After so much horror under his regime, the Iraqis
have no place left to go but up.
Let us
hope, however, that the Arabs learn a lesson from
Iraq 1979-2003, to never let a brute a man who
fears human progress, control them.
At the
end of the day, dictators die, or fall with a
thunder like Saddam. And so long as men die, the
Middle East will live the life its people
deserve.
In
wrapping up this article, I could not help but
remember a classical speech by Charlie Chaplin,
from his film The Great Dictator.
Role
model
Chaplin
was the kind of man we need today in the Arab
world innovative, unafraid to say courageous
things through art, be persecuted for them, and
to let the human mind defend or discard his
views.
He made
The Great Dictator in the middle of the Second
World War, when Hitler was at his peak.
Chaplin's
words should echo in the minds of Arabs like
Fareed and Rifaat who want to shift places from
that of the audience to that of the actor.

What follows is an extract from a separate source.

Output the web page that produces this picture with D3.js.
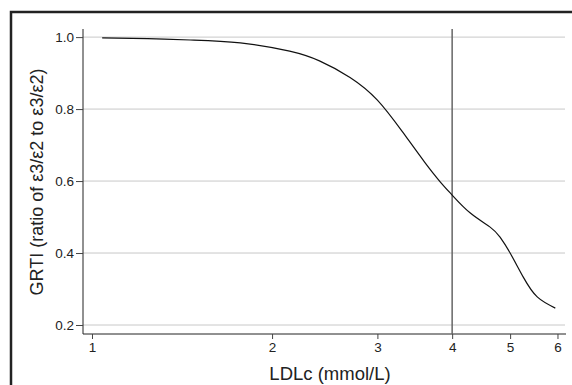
<!DOCTYPE html>
<html>
<head>
<meta charset="utf-8">
<script src="https://cdn.jsdelivr.net/npm/d3@7"></script>
<style>
  body { margin: 0; background: #fff; }
  text { font-family: Arial, "Liberation Sans", Helvetica, sans-serif; fill: #222; }
</style>
</head>
<body>
<svg id="chart" width="572" height="385"></svg>
<script>
// LDLc (mmol/L) vs GRTI
const ldlc = [1.04, 1.24, 1.46, 1.77, 2.14, 2.4, 2.7, 3.0, 3.3, 3.6, 3.82, 4.0, 4.29, 4.63, 4.81, 5.0, 5.26, 5.55, 5.95];
const grti = [0.998, 0.996, 0.992, 0.984, 0.961, 0.934, 0.888, 0.825, 0.738, 0.652, 0.598, 0.561, 0.511, 0.472, 0.444, 0.40, 0.333, 0.278, 0.247];
const xTicks = [1, 2, 3, 4, 5, 6];
const yTicks = [0.2, 0.4, 0.6, 0.8, 1.0];
const cutoff = 4;

const svg = d3.select('#chart');

// outer frame, only top and left edges show
svg.append('rect')
  .attr('x', 11).attr('y', 12)
  .attr('width', 620).attr('height', 420)
  .attr('fill', 'none')
  .attr('stroke', '#222')
  .attr('stroke-width', 2.5);

const x = d3.scaleLog().domain([0.966, 6.2]).range([83, 566]);
const y = d3.scaleLinear().domain([0.175, 1.0225]).range([334, 29]);

// grid
svg.append('g')
  .selectAll('line')
  .data(yTicks)
  .join('line')
  .attr('x1', x.range()[0]).attr('x2', x.range()[1] - 1)
  .attr('y1', (d) => y(d)).attr('y2', (d) => y(d))
  .attr('stroke', '#c8c8c8')
  .attr('stroke-width', 1);

// y axis
const yAxis = svg.append('g')
  .attr('transform', `translate(${x.range()[0]},0)`)
  .call(d3.axisLeft(y).tickValues(yTicks).tickFormat(d3.format('.1f')).tickSize(7).tickPadding(2))
  .attr('font-size', 13.5);
yAxis.select('.domain').attr('stroke', '#222').attr('d', `M0,${y.range()[1]}V${y.range()[0]}`);
yAxis.selectAll('.tick line').attr('stroke', '#444');

// x axis
const xAxis = svg.append('g')
  .attr('transform', `translate(0,${y.range()[0]})`)
  .call(d3.axisBottom(x).tickValues(xTicks).tickFormat(d3.format('d')).tickSize(5).tickPadding(3))
  .attr('font-size', 13.5);
xAxis.select('.domain').attr('stroke', '#222').attr('d', `M${x.range()[0]},0H${x.range()[1]}`);
xAxis.selectAll('.tick line').attr('stroke', '#444');

// cutoff line
svg.append('line')
  .attr('x1', x(cutoff)).attr('x2', x(cutoff))
  .attr('y1', y.range()[1]).attr('y2', y.range()[0])
  .attr('stroke', '#666')
  .attr('stroke-width', 1.5);

// curve
const pts = ldlc.map((v, i) => [v, grti[i]]);
svg.append('path')
  .datum(pts)
  .attr('fill', 'none')
  .attr('stroke', '#111')
  .attr('stroke-width', 1.2)
  .attr('d', d3.line().x((d) => x(d[0])).y((d) => y(d[1])).curve(d3.curveNatural));

// labels
svg.append('text')
  .attr('x', 330).attr('y', 380)
  .attr('text-anchor', 'middle')
  .attr('font-size', 18.5)
  .text('LDLc (mmol/L)');

svg.append('text')
  .attr('transform', 'translate(43,182) rotate(-90)')
  .attr('text-anchor', 'middle')
  .attr('font-size', 18)
  .text('GRTI (ratio of ε3/ε2 to ε3/ε2)');
</script>
</body>
</html>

Or men
like Saddam, who have played the actor for too
long, and are now, seated among the audience.
In the
film, a barber who is a Hitler look-alike finds
himself dressed in Hitler's uniform and given a
golden opportunity to address the people of the
world right before a military invasion. Instead
of talking military might, he gives a wonderful
speech on democracy.
"Soldiers,
don't give yourself to brutes, men who despise
you and enslave you, who regiment your lives,
tell you what to do, what to think, and what to
feel, who drill you, diet you, treat you as
cattle, as cannon fire.
"Don't
give yourself to these unnatural men, machine
men, with machine minds and machine hearts. You
are not machines, you are not cattle you are men!
You have the love of humanity in your hearts.
Soldiers don't fight for slavery, fight for
liberty!"
These
words, clear and strong, reached the ears of
Hitler in 1941 and should reach the ears of the
Arab masses, who deserve democracy, which
dictators like Saddam have long deprived them of.